The Social Irresponsibility of Corporate Tax Avoidance

Davos, 27.01.2005 - The current shape of the globalised economy makes it difficult if not impossible for national tax regimes to collect corporate taxes fairly. Many multinational corporations have structured their affairs in such a way as to avoid taxes in virtually every jurisdiction in which they operate.

Some might argue that this demonstrates the innate skills and superior efficiency of these companies. But according to the Tax Justice Network the problem of aggressive tax avoidance is a manifestation of systemic failures of global tax policies, leading to market distortions, economic free-riding, slower rates of global growth and widening wealth disparities within and between nation states. The lack of political will to tackle these systemic failures undermines the integrity of tax regimes and opens up possibilities for business to compete on an unethical and harmful basis.

From the point of view of the corporate responsibility agenda, tax avoidance is the elephant in the sitting room. An issue so huge that no one can ignore it, but so awkward that no one is prepared to draw attention to it. In launching its campaign for tax to be included on the corporate responsibility agenda, the Tax Justice Network argues that paying taxes is a prime role of the business community. Businesses which engage in aggressive tax avoidance are failing in their role as corporate citizens and demonstrating a lack of integrity in their dealings with society.
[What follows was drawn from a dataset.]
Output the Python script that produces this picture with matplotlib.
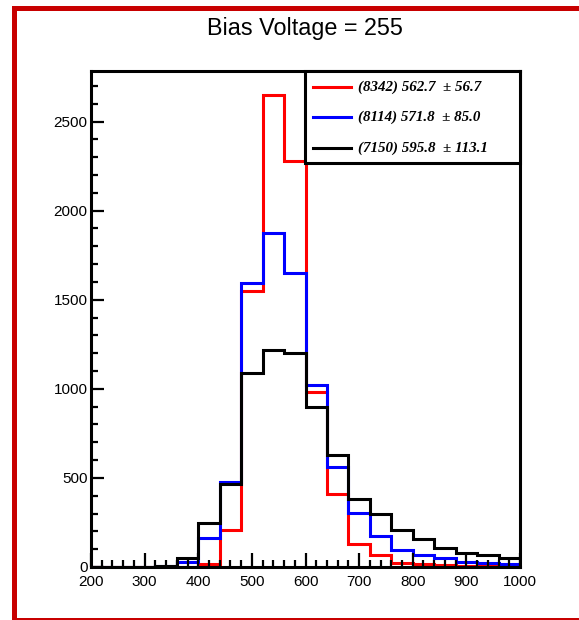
import matplotlib
matplotlib.use('Agg')
import matplotlib.pyplot as plt
from matplotlib.patches import Rectangle
from matplotlib.lines import Line2D
from matplotlib.ticker import MultipleLocator

# ---------------- data ----------------
bin_edges = list(range(200, 1001, 40))
red_counts = [0, 0, 0, 0, 0, 15, 210, 1550, 2651, 2279, 980, 409, 130, 70, 22, 18, 14, 8, 6, 5]
blue_counts = [0, 0, 0, 4, 26, 165, 478, 1595, 1875, 1651, 1020, 561, 301, 175, 93, 67, 48, 26, 20, 19]
black_counts = [0, 0, 0, 4, 50, 249, 466, 1090, 1217, 1202, 899, 626, 382, 295, 208, 155, 104, 77, 67, 48]
series_colors = ['#ff0000', '#0000ff', '#000000']
entries = [8342, 8114, 7150]
means = [562.7, 571.8, 595.8]
rms = [56.7, 85.0, 113.1]
title = 'Bias Voltage = 255'
x_range = (200, 1000)

# ---------------- figure ----------------
W, H = 579, 620
fig = plt.figure(figsize=(W / 100, H / 100), dpi=100)
plt.rcParams['font.family'] = ['Liberation Sans', 'DejaVu Sans']

ax_l, ax_r, ax_t, ax_b = 91, 520, 71, 567
ax = fig.add_axes([ax_l / W, 1 - ax_b / H, (ax_r - ax_l) / W, (ax_b - ax_t) / H])

for counts, col in zip([red_counts, blue_counts, black_counts], series_colors):
    ax.stairs(counts, bin_edges, color=col, lw=2.2, baseline=0)

ymax = 1.05 * max(max(red_counts), max(blue_counts), max(black_counts))
ax.set_xlim(*x_range)
ax.set_ylim(0, ymax)

ax.xaxis.set_major_locator(MultipleLocator(100))
ax.xaxis.set_minor_locator(MultipleLocator(20))
ax.yaxis.set_major_locator(MultipleLocator(500))
ax.yaxis.set_minor_locator(MultipleLocator(100))
ax.tick_params(axis='x', which='major', direction='in', length=10, width=1.6, labelsize=11, pad=6)
ax.tick_params(axis='x', which='minor', direction='in', length=5, width=1.6)
ax.tick_params(axis='y', which='major', direction='in', length=9.4, width=1.6, labelsize=11, pad=2.5)
ax.tick_params(axis='y', which='minor', direction='in', length=4.7, width=1.6)
for s in ax.spines.values():
    s.set_linewidth(2.2)
    s.set_zorder(5)

# ---------------- legend box ----------------
lx0 = (305 - ax_l) / (ax_r - ax_l)
ly0 = (ax_b - 163) / (ax_b - ax_t)
ax.add_patch(Rectangle((lx0, ly0), 1 - lx0, 1 - ly0, transform=ax.transAxes,
                       facecolor='white', edgecolor='black', lw=2.2, zorder=10, clip_on=False))
row_px = [87, 117, 148]
xl0 = (313 - ax_l) / (ax_r - ax_l)
xl1 = (351 - ax_l) / (ax_r - ax_l)
xt = (358 - ax_l) / (ax_r - ax_l)
for i, col in enumerate(series_colors):
    yy = (ax_b - row_px[i]) / (ax_b - ax_t)
    ax.add_line(Line2D([xl0, xl1], [yy, yy], transform=ax.transAxes, color=col, lw=2.2,
                       zorder=11, clip_on=False))
    ax.text(xt, yy, f'({entries[i]}) {means[i]:.1f}  \u00b1 {rms[i]:.1f}', transform=ax.transAxes,
            ha='left', va='center', fontsize=10.8, family='Liberation Serif',
            fontweight='bold', fontstyle='italic', zorder=12)

# ---------------- title ----------------
fig.text(305 / W, 1 - 28 / H, title, ha='center', va='center', fontsize=16.8)

# ---------------- canvas border ----------------
border_col = '#c80000'
bl = 13.5 / W
bt = 1 - 8 / H
bb = 1 - 619.5 / H
lwb = 3.6
fig.add_artist(Line2D([bl, bl], [bb, bt], color=border_col, lw=lwb, solid_capstyle='projecting'))
fig.add_artist(Line2D([bl, 1.05], [bt, bt], color=border_col, lw=lwb, solid_capstyle='projecting'))
fig.add_artist(Line2D([bl, 1.05], [bb, bb], color=border_col, lw=lwb, solid_capstyle='projecting'))

fig.savefig('out.png', dpi=100)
At the press briefing on Thursday 27th January in Davos, which hosts the World Economic Forum, an elite gathering of some of the most powerful corporations, three founder members of the Tax Justice Network will be calling upon businesses to be more transparent in their reporting on tax payments.. Paying taxes should be regarded as a litmus test of a genuine commitment to corporate responsibility, and arguments about compliance with tax law distract from the fact that many companies are able to organise their affairs in tax havens where laws are both lax and secretive, and whose tax regimes enable companies to launder their profits in order to avoid paying taxes anywhere. According to Dr Andreas Missbach «Our argument is not about legality, it is about responsibility and ethics. The Corporate Social Responsibility agenda is driven by demand for an ethical approach to doing business. It is not possible to be ethical in one area of business conduct and to act otherwise in another area, and companies that function in this way reveal a major disconnect in their core organisational values.»

Agressive tax avoidance is a major barrier to achieve the Millennium Development Goals (MDG) of the United Nations, said Bruno Gurtner of the Swiss Coalition of Development Organizations. Developing countries are losing tax revenues at the amount of at least US$ 50 billions annually from tax competition and harmful tax practices.

Economist John Christensen argues that the remedies are straightforward. Businesses should demonstrate integrity and commitment to corporate responsibility by adopting clear corporate standards on tax payment. These standards should include commitments to publish all necessary accounting information; to refrain from the use of profits-laundering mechanisms created without substantial economic purpose; to list every country in which the company trades and how much profit is derived from its activities in each of these countries with a clear statement of where these profits are booked for tax purposes. Only through making such a commitment to transparency in its tax affairs can a business demonstrate its commitment to genuine social responsibility.